Les tribulations d’un (ex) astronome

Flûte de Pan

vendredi 1er septembre 2006 par Guillaume Blanc

C’est à cause d’Isidore. Frère Isidore, à l’abbaye de Boscodon dans les Hautes-Alpes. Nous, on l’appelle Isidore tout court. Un homme extraordinaire, que j’ai connu avant de naître puisque c’est un vieil ami de mes parents. Ex-tailleur de pierre, il s’est mis à jouer de la flûte de Pan, il y a bien longtemps, pour retrouver le souffle que la poussière des pierres lui avait fait perdre. Et puis il s’est mis à fabriquer ces instruments avec un immense talent.

Je vais le voir régulièrement à Boscodon, quand je passe dans la région, il me parle de cette abbaye, des fouilles pour retrouver des pierres de l’ancien cloître, de la façon de construire une abbaye, des outils des tailleurs de pierre du Moyen-Âge, de son orgue, qu’il a fabriqué, en bois, de la flûte de Pan...

La flûte de Pan. J’ai toujours rêvé d’apprendre à jouer d’un instrument. Ado, j’avais fait une tentative (avortée) avec la guitare. Et puis je suis allé poursuivre d’autres chimères, ailleurs, la guitare, et plus généralement la musique, sont tombés dans l’oubli. La flûte de Pan, ça semble relativement simple de se faire rapidement plaisir, j’adore le son, un peu suave, cotonneux, qui en sort... L’idée d’acheter une de ses flûtes à Isidore a fait son chemin. Je lui en ai parlé, et... il m’en a donné une, de flûte ! Quel honneur ! Pour y faire honneur, justement, il ne me restait plus à mettre la main à la pâte, apprendre à en jouer.

Tout seul, ça ne m’est pas apparu trivial : je ne savais même pas quelle note correspondait à quel tuyau ! J’ai essayé de trouver des cours à Paris, via le web, sans succès. Le bel instrument de kotibé trônait donc dans mon appart comme un vulgaire objet de décoration.

Depuis plus de dix ans, Isidore organise un stage de flûte de Pan, le temps d’un week-end pour jouer, se perfectionner, apprendre, apprivoiser cet instrument. Ça se passe le dernier week-end d’août. Armé de ma flûte, et disponible cette année, j’ai décidé d’y participer. Depuis deux ans, c’est le virtuose Michel Tirabosco qui assure le stage des « confirmés ». Évidemment, ce n’était pas pour moi, qui cherchait encore les notes sur ma flûte ! Le stage « débutants » fut sous l’égide de Barbara Van Woerden, ancienne élève de Michel.
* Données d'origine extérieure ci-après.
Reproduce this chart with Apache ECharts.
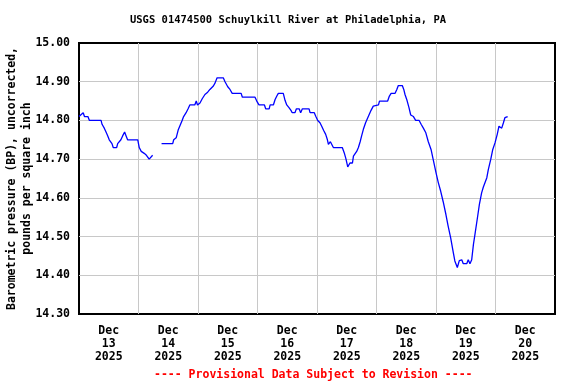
<!DOCTYPE html>
<html>
<head>
<meta charset="utf-8">
<script src="https://cdn.jsdelivr.net/npm/echarts@6/dist/echarts.min.js"></script>
<style>
html,body{margin:0;padding:0;background:#fff;}
#chart{width:576px;height:384px;}
</style>
</head>
<body>
<div id="chart"></div>
<script>
// Title / labels
const chartTitle = 'USGS 01474500 Schuylkill River at Philadelphia, PA';
const yAxisTitle = 'Barometric pressure (BP), uncorrected,\npounds per square inch';
const footerText = '---- Provisional Data Subject to Revision ----';
const dayLabels = ['Dec\n13\n2025','Dec\n14\n2025','Dec\n15\n2025','Dec\n16\n2025','Dec\n17\n2025','Dec\n18\n2025','Dec\n19\n2025','Dec\n20\n2025'];
const yTicks = [14.30, 14.40, 14.50, 14.60, 14.70, 14.80, 14.90, 15.00];

// Observation times: hours since 2025-12-13 00:00
const obsHours = [
  0, 1.7, 2.2, 3.6, 4.2, 8.9, 9.3, 10.2, 10.9, 11.6, 12.2, 13.3, 13.8, 15.2, 15.6, 16.2, 16.9, 17.6, 18.4, 19.0,
  19.6, 23.7, 24.3, 25.1, 26.3, 27.2, 28.3, 29.0, 29.7,
  31.5,
  33.3, 37.8, 38.2, 39.2, 40.0, 40.7, 41.6, 42.2, 43.2, 44.0, 44.7, 46.7, 47.3, 47.8, 48.8, 49.7, 50.8, 51.9, 52.8,
  54.2, 54.9, 55.7, 58.2, 58.9, 60.0, 60.9, 61.8, 65.4, 65.9, 71.0, 71.7, 72.6, 74.8, 75.3, 76.7, 77.1, 78.4, 79.1,
  79.8, 80.4, 82.4, 83.1, 83.8, 84.7, 85.5, 86.0, 87.1, 87.7, 88.8, 89.4, 90.1, 92.8, 93.2, 94.9, 95.5, 96.3, 97.2,
  97.9, 98.7, 99.5, 100.2, 100.6, 101.4, 101.9, 102.6, 106.2, 107.0, 107.7, 108.4, 109.3, 110.3, 110.7, 112.0, 112.7,
  113.4, 114.0, 114.7, 115.6, 116.7, 117.8, 118.7, 119.4, 120.8, 121.2, 124.5, 125.2, 125.9, 127.5, 128.2, 128.8,
  130.4, 131.0, 131.5, 132.3, 133.1, 133.8, 134.9, 135.8, 137.2, 138.0, 138.9, 139.9, 140.9, 142.0, 142.9, 144.0,
  144.9, 145.9, 146.9, 148.0, 148.9, 149.9, 151.0, 151.6, 152.6, 153.4, 154.4, 155.0, 156.4, 157.0, 157.7, 158.4,
  159.1, 159.7, 160.7, 161.5, 162.4, 163.1, 163.8, 164.5, 165.1, 166.1, 166.9, 167.8, 168.7, 169.4, 169.8, 170.5,
  171.2, 171.8, 172.9
];
// Barometric pressure, psi (null = data gap)
const pressurePsi = [
  14.81, 14.82, 14.81, 14.81, 14.80, 14.80, 14.79, 14.78, 14.77, 14.76, 14.75, 14.74, 14.73, 14.73, 14.74, 14.745, 14.75, 14.76, 14.77, 14.76,
  14.75, 14.75, 14.73, 14.72, 14.715, 14.71, 14.70, 14.70, 14.71,
  null,
  14.74, 14.74, 14.75, 14.755, 14.775, 14.78, 14.80, 14.81, 14.82, 14.83, 14.84, 14.84, 14.85, 14.84, 14.845, 14.856, 14.867, 14.873, 14.88,
  14.889, 14.897, 14.91, 14.91, 14.90, 14.887, 14.88, 14.87, 14.87, 14.86, 14.86, 14.85, 14.84, 14.84, 14.83, 14.83, 14.84, 14.84, 14.854,
  14.863, 14.87, 14.87, 14.852, 14.84, 14.833, 14.826, 14.82, 14.82, 14.83, 14.83, 14.82, 14.83, 14.83, 14.82, 14.82, 14.811, 14.80, 14.794,
  14.785, 14.774, 14.764, 14.75, 14.738, 14.745, 14.74, 14.73, 14.73, 14.716, 14.70, 14.68, 14.69, 14.69, 14.708, 14.72, 14.73,
  14.745, 14.76, 14.777, 14.794, 14.81, 14.826, 14.837, 14.84, 14.84, 14.85, 14.85, 14.863, 14.87, 14.87, 14.88, 14.89,
  14.89, 14.88, 14.867, 14.852, 14.833, 14.814, 14.81, 14.80, 14.80, 14.79, 14.78, 14.768, 14.745, 14.725, 14.698, 14.665,
  14.64, 14.617, 14.59, 14.557, 14.527, 14.497, 14.458, 14.437, 14.42, 14.438, 14.44, 14.43, 14.43, 14.44, 14.43, 14.44,
  14.48, 14.505, 14.548, 14.583, 14.613, 14.628, 14.63, 14.652, 14.673, 14.70, 14.725, 14.742, 14.764, 14.785, 14.79, 14.78,
  14.794, 14.807, 14.81
];

const FONT = '"DejaVu Sans Mono", monospace';
const chart = echarts.init(document.getElementById('chart'), null, {renderer: 'canvas'});
const seriesData = obsHours.map((h, i) => [h, pressurePsi[i]]);

chart.setOption({
  animation: false,
  backgroundColor: '#ffffff',
  title: {
    text: chartTitle,
    left: 'center',
    top: 10,
    textStyle: {fontFamily: FONT, fontSize: 10.5, fontWeight: 'bold', color: '#000'}
  },
  grid: {
    left: 79, right: 21, top: 43, bottom: 70,
    containLabel: false, outerBoundsMode: 'none',
    show: true, borderColor: '#000', borderWidth: 2, backgroundColor: 'transparent'
  },
  xAxis: [
    {
      type: 'value', min: 0, max: 192, interval: 24,
      axisLine: {show: false}, axisTick: {show: false}, axisLabel: {show: false},
      splitLine: {show: true, showMinLine: false, showMaxLine: false, lineStyle: {color: '#c8c8c8', width: 1}}
    },
    {
      type: 'value', min: 0, max: 192, interval: 12, position: 'bottom', offset: 0,
      axisLine: {show: false}, axisTick: {show: false}, splitLine: {show: false},
      axisLabel: {
        show: true, margin: 11, lineHeight: 13,
        fontFamily: FONT, fontSize: 11.5, fontWeight: 'bold', color: '#000',
        formatter: function (v) {
          if (Math.round(v) % 24 === 12) return dayLabels[(Math.round(v) - 12) / 24];
          return '';
        }
      }
    }
  ],
  yAxis: {
    type: 'value', min: 14.3, max: 15.0, interval: 0.1,
    name: yAxisTitle, nameLocation: 'middle', nameRotate: 90, nameGap: 44, nameMoveOverlap: false,
    nameTextStyle: {fontFamily: FONT, fontSize: 11.5, fontWeight: 'bold', color: '#000', lineHeight: 15},
    axisLine: {show: false}, axisTick: {show: false},
    axisLabel: {
      margin: 9, fontFamily: FONT, fontSize: 11.5, fontWeight: 'bold', color: '#000',
      formatter: v => v.toFixed(2)
    },
    splitLine: {show: true, showMinLine: false, showMaxLine: false, lineStyle: {color: '#c8c8c8', width: 1}}
  },
  graphic: [{
    type: 'text', left: 154, top: 369,
    style: {text: footerText, fill: '#ff0000', font: 'bold 11.5px "DejaVu Sans Mono", monospace'}
  }],
  series: [{
    type: 'line', xAxisIndex: 0, yAxisIndex: 0,
    data: seriesData, showSymbol: false, connectNulls: false,
    lineStyle: {color: '#0000ff', width: 1.3}, silent: true
  }]
});
</script>
</body>
</html>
Samedi matin, je me rends au-dessus d’Embrun, sur la tortueuse route des Puys, à l’endroit que je connaissais comme le centre équestre des Trois Soleils - la dernière fois que j’y suis allé, je devais avoir 13 ou 14 ans, c’était pour y faire de l’équitation, dans le cadre d’une option au collège. Ce qui ne me rajeunit décidément pas. Désormais, plus de chevaux, la carrière à fait place aux herbes... Un parisien, Philippe, a racheté les bâtiments pour en faire sa résidence secondaire, dans le silence des Hautes-Alpes, en plein soleil, avec vue sur la vallée du Boscodon et le Morgon (dommage que deux lignes électriques haute tension le zèbrent, ce paysage). Mais quand même, y’a pire, comme endroit. C’est donc chez ce monsieur que le stage à lieu. Visiblement j’arrive le premier. Je croyais que le rendez-vous était à neuf heures. En fait c’était plutôt dix heures. Les participants arrivent petit à petit. D’un peu partout. Gap, Briançon, Genève, Paris, Annecy... Le groupe des forts s’installe dans l’écurie, avec Michel, nous autres allons nous dorer au soleil sur la terrasse.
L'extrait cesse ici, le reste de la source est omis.